PH: You once sat where AU’s writing students sit now—drafting, revising, wondering what might last. What would you tell today’s emerging writers about having faith in their work, especially when they are working on a book or other project that takes a long period of time to complete?
NB: Baldwin wrote that talent is insignificant, that he knew a lot of "talented ruins." He might have been exaggerating a bit (talent does matter, I think) but what matters even more is perseverance, hard work, and love. And that's really true when it comes to being and becoming a writer. So I would say that sticking with it and loving what you do, these are the most important attributes to becoming a writer.
PH: Looking back to your time in AU’s MFA program, are there moments, mentors, or lessons that still echo in your work today—especially through the long journey of researching and writing Baldwin: A Love Story?
NB: I completed my PhD at Columbia in 2005, and in my mid-thirties I moved back to DC, my hometown (I grew up just a few blocks away from AU and went to elementary school at Horace Mann), for my MFA. It was an unusual chronology (most people who do both an MFA and PhD do it in that order). So I was pretty old for an MFA student. But it was one of the best things that ever happened to me. I was finally ready to become a writer.
And, in fact, it was in that MFA program that I wrote the first paragraphs of this book, because I was there to work on both creative nonfiction and fiction.

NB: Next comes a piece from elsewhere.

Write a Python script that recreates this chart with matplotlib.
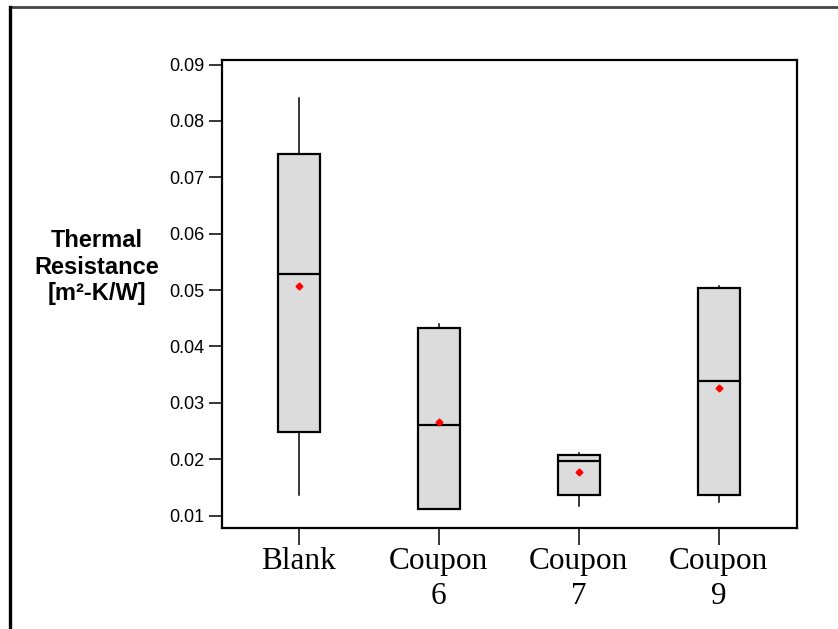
import matplotlib
matplotlib.use("Agg")
import matplotlib.pyplot as plt
from matplotlib.lines import Line2D

# Summary statistics per specimen
categories = ["Blank", "Coupon\n6", "Coupon\n7", "Coupon\n9"]
whisker_low = [0.0137, 0.0112, 0.0117, 0.0125]
q1 = [0.0249, 0.0112, 0.0137, 0.0137]
median = [0.0529, 0.0260, 0.0197, 0.0339]
q3 = [0.0742, 0.0432, 0.0208, 0.0503]
whisker_high = [0.0840, 0.0440, 0.0212, 0.0507]
mean = [0.0507, 0.0267, 0.0177, 0.0327]
y_ticks = [0.01, 0.02, 0.03, 0.04, 0.05, 0.06, 0.07, 0.08, 0.09]

stats = [
    dict(label=c, whislo=lo, q1=a, med=m, q3=b, whishi=hi, mean=mu, fliers=[])
    for c, lo, a, m, b, hi, mu in zip(categories, whisker_low, q1, median, q3,
                                      whisker_high, mean)
]

fig = plt.figure(figsize=(8.38, 6.29), dpi=100)
ax = fig.add_axes([0.2649, 0.1598, 0.951 - 0.2649, 0.9046 - 0.1598])

positions = list(range(1, len(categories) + 1))
ax.bxp(
    stats,
    positions=positions,
    widths=0.3,
    patch_artist=True,
    showmeans=True,
    showcaps=False,
    showfliers=False,
    boxprops=dict(facecolor="#dcdcdc", edgecolor="black", linewidth=1.6),
    medianprops=dict(color="black", linewidth=1.6),
    whiskerprops=dict(color="black", linewidth=1.1),
    meanprops=dict(marker="D", markerfacecolor="red", markeredgecolor="red",
                   markersize=3.5),
)

ax.set_xlim(0.45, 4.56)
ax.set_ylim(0.00773, 0.0908)
ax.set_yticks(y_ticks)
ax.set_yticklabels([f"{v:.2f}" for v in y_ticks],
                   family="Liberation Sans", fontsize=13)
ax.set_xticks(positions)
ax.set_xticklabels(categories, family="Liberation Serif", fontsize=22.5,
                   linespacing=1.3)

for side in ax.spines.values():
    side.set_linewidth(1.6)
ax.tick_params(axis="y", direction="out", length=9.5, width=1.1, pad=3)
ax.tick_params(axis="x", direction="out", length=12, width=1.1, pad=1)

fig.text(97 / 838, 1 - 267 / 629, "Thermal\nResistance\n[m²-K/W]",
         ha="center", va="center", multialignment="center",
         family="Liberation Sans", fontweight="bold", fontsize=17,
         linespacing=1.2)

# Partial outer frame around the figure
fig.add_artist(Line2D([10 / 838, 1.0], [1 - 7 / 629, 1 - 7 / 629],
                      transform=fig.transFigure, color="#444444", linewidth=2))
fig.add_artist(Line2D([10 / 838, 10 / 838], [1 - 7 / 629, 0.0],
                      transform=fig.transFigure, color="black", linewidth=2.4))

fig.savefig("out.png", dpi=100)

Specifically, I began working on the section when I was tracking down Yoran Cazac and emerged as a kind of character myself. Pulling that off really required the kind of excellent teaching and guidance I received at AU from teachers like Richard McCann, Andrew Holleran, and EJ Levy.
And now I am returning to the novella that I wrote as my MFA thesis at AU, so many years ago, to help shape my next book, which mixes fiction and memoir. Much like my Baldwin biography, it's a project that has had to germinate for years and changed directions several times. That's just how I work, how I write, and I'm so grateful that AU provided me the space and springboard for these two books. I often tell people how much the late and great Richard McCann changed my life, and it's true. (I've written about that, here in the Lambda Literary Review.)
PH: If Baldwin could read A Love Story, what do you hope he’d recognize in your portrait of him?
NB: I hope he'd recognize it as more than a portrait of himself, but rather, as a portrait of himself in relation to those he loved and who loved him, and how they mutually sustained and transformed each other. He had a large table at his home in the south of France that he called "The Welcome Table," and the play he was working on when he died had that as its title. It was where his friends and loved ones would gather for food and drink and talk and laughter. Everyone from his lovers to Nina Simone, Toni Morrison, Marlon Brando, Miles Davis, the list goes on and on. Sometimes Baldwin's life is thought of as a tragedy, or all-suffering, but I try to show that it was also full of love and communion and fellowship with his chosen family. I hope he would recognize this truth in my portrayal of him and those he loved. I hope he'd feel the love.